**Dataset section:**
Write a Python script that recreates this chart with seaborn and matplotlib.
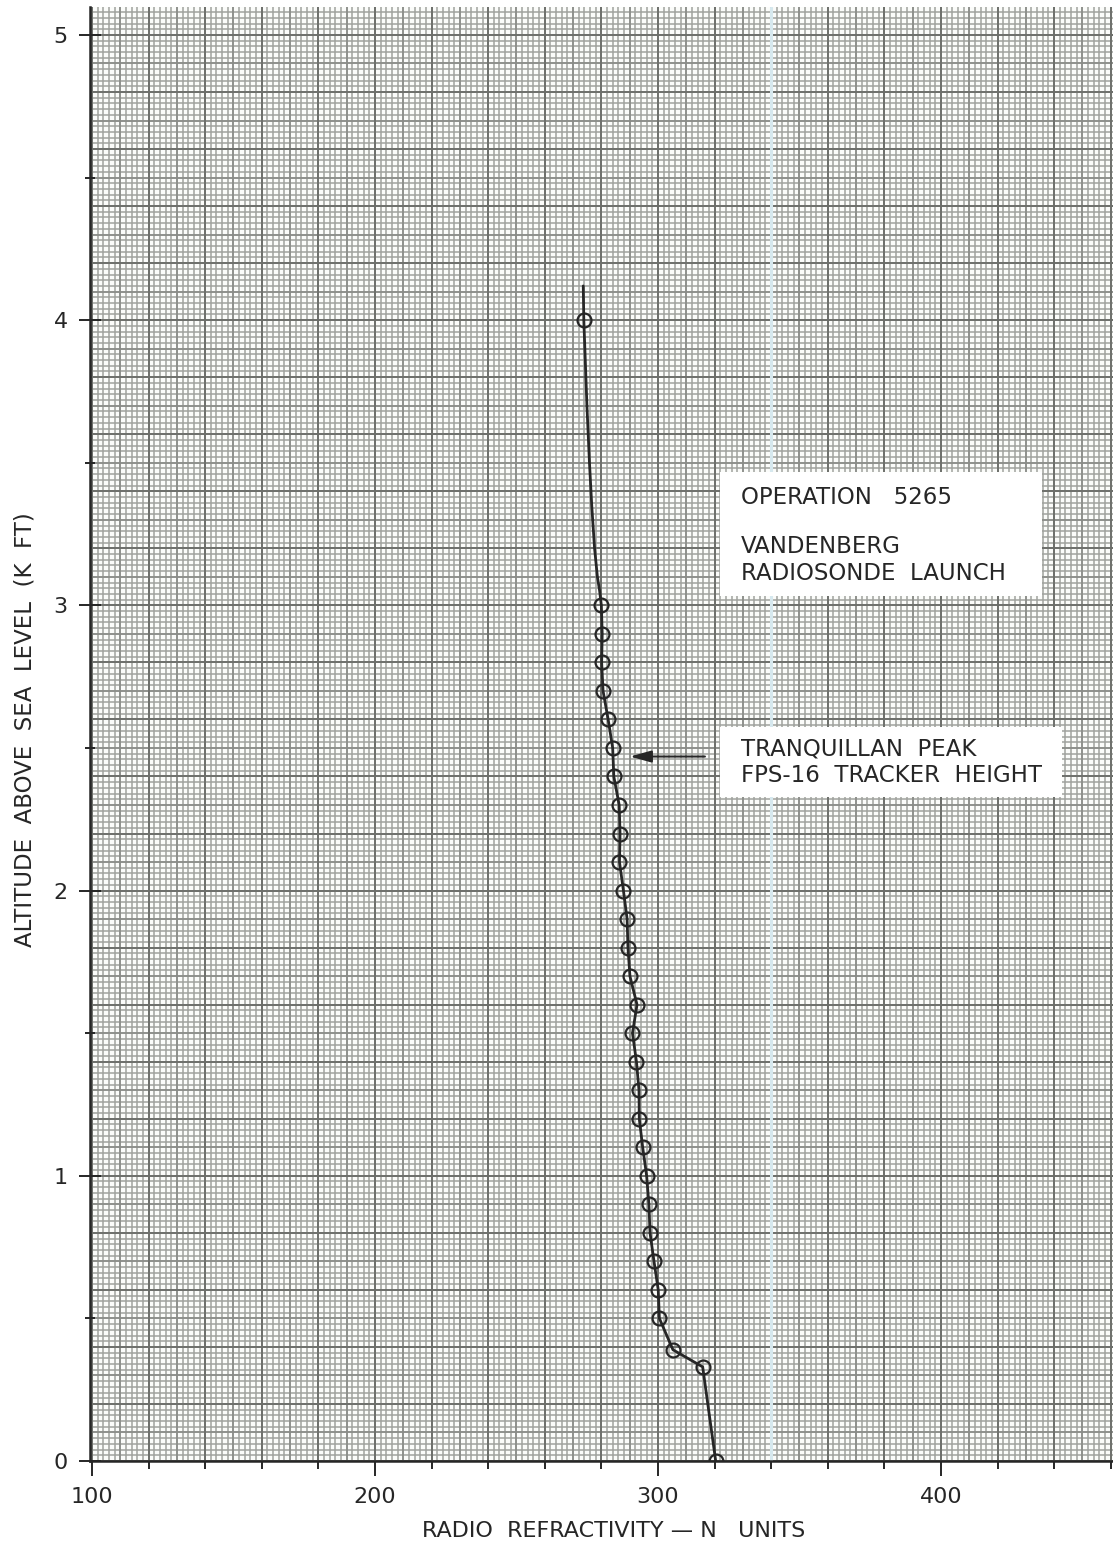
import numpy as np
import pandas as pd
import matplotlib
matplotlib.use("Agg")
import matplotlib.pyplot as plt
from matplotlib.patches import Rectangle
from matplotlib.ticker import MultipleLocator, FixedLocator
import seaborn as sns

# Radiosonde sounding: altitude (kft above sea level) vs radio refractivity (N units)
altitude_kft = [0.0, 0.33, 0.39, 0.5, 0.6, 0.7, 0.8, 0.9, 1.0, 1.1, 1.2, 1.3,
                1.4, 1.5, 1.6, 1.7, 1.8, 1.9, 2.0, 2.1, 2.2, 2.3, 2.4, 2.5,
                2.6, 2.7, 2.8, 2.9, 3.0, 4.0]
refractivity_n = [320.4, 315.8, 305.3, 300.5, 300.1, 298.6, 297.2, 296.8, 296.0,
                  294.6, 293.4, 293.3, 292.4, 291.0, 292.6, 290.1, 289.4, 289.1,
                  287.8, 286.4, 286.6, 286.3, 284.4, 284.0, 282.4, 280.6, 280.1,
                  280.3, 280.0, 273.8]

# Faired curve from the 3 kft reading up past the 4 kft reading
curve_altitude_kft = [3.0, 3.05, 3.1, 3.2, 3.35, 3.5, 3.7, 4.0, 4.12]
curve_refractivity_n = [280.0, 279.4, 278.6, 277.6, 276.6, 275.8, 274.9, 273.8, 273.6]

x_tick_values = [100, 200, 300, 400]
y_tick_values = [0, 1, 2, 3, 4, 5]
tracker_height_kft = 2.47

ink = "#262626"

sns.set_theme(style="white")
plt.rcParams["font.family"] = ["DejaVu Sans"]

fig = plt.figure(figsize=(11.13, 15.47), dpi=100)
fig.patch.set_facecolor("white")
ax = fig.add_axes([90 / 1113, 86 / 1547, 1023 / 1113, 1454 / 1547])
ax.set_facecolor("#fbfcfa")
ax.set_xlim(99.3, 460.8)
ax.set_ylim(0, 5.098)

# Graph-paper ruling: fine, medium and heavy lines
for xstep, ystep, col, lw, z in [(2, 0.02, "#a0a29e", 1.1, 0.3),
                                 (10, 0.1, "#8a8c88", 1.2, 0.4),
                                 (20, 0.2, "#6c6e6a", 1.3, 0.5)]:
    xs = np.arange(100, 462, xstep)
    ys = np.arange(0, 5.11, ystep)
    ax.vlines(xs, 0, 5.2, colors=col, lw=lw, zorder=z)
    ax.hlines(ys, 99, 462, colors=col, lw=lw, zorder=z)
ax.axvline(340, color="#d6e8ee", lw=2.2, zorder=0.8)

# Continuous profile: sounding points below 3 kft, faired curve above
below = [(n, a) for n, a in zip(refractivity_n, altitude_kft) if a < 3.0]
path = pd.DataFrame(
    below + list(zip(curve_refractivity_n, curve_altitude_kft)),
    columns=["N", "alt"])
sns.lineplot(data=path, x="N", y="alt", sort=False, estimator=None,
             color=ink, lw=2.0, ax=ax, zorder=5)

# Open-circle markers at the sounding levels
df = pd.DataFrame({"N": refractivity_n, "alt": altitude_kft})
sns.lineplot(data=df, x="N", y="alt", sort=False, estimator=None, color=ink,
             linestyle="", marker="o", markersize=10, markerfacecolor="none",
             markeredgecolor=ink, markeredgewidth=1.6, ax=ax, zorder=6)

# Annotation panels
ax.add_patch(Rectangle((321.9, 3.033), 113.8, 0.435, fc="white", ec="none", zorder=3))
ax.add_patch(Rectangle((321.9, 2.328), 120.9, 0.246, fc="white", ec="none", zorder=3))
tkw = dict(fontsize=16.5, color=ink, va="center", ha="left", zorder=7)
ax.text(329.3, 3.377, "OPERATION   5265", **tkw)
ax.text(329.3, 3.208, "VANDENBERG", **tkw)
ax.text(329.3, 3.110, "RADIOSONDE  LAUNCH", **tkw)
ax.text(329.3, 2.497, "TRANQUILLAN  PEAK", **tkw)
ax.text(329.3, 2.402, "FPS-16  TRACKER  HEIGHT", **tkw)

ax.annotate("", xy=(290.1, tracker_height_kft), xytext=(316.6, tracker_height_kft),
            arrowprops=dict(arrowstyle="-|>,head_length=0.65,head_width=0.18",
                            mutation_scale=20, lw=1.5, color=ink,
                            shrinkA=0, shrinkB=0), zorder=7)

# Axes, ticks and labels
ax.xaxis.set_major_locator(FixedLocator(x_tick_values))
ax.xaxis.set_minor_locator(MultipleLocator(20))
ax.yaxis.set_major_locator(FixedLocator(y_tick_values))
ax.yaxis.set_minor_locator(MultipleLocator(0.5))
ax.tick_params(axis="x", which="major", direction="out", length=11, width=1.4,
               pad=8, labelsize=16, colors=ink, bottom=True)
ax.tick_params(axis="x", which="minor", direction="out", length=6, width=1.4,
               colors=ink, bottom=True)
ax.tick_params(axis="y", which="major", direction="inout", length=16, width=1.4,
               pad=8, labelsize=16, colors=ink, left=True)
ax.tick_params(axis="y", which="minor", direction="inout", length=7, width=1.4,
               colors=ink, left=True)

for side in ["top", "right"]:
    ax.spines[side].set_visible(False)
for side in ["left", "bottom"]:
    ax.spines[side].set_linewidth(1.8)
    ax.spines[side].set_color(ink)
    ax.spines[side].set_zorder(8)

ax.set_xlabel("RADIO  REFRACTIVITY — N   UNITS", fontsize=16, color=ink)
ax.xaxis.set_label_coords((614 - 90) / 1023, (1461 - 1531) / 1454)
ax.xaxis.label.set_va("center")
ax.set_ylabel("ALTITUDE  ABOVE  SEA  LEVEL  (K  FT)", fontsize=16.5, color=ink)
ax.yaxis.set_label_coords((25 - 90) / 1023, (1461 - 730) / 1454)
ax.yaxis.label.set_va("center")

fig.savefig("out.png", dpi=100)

**Given task:** Leave out the pictures and restate, word for word, the lines from the top of the data through the line containing "import seaborn as sns", both included.

**Result for this task:**
Write a Python script that recreates this chart with seaborn and matplotlib.
import numpy as np
import pandas as pd
import matplotlib
matplotlib.use("Agg")
import matplotlib.pyplot as plt
from matplotlib.patches import Rectangle
from matplotlib.ticker import MultipleLocator, FixedLocator
import seaborn as sns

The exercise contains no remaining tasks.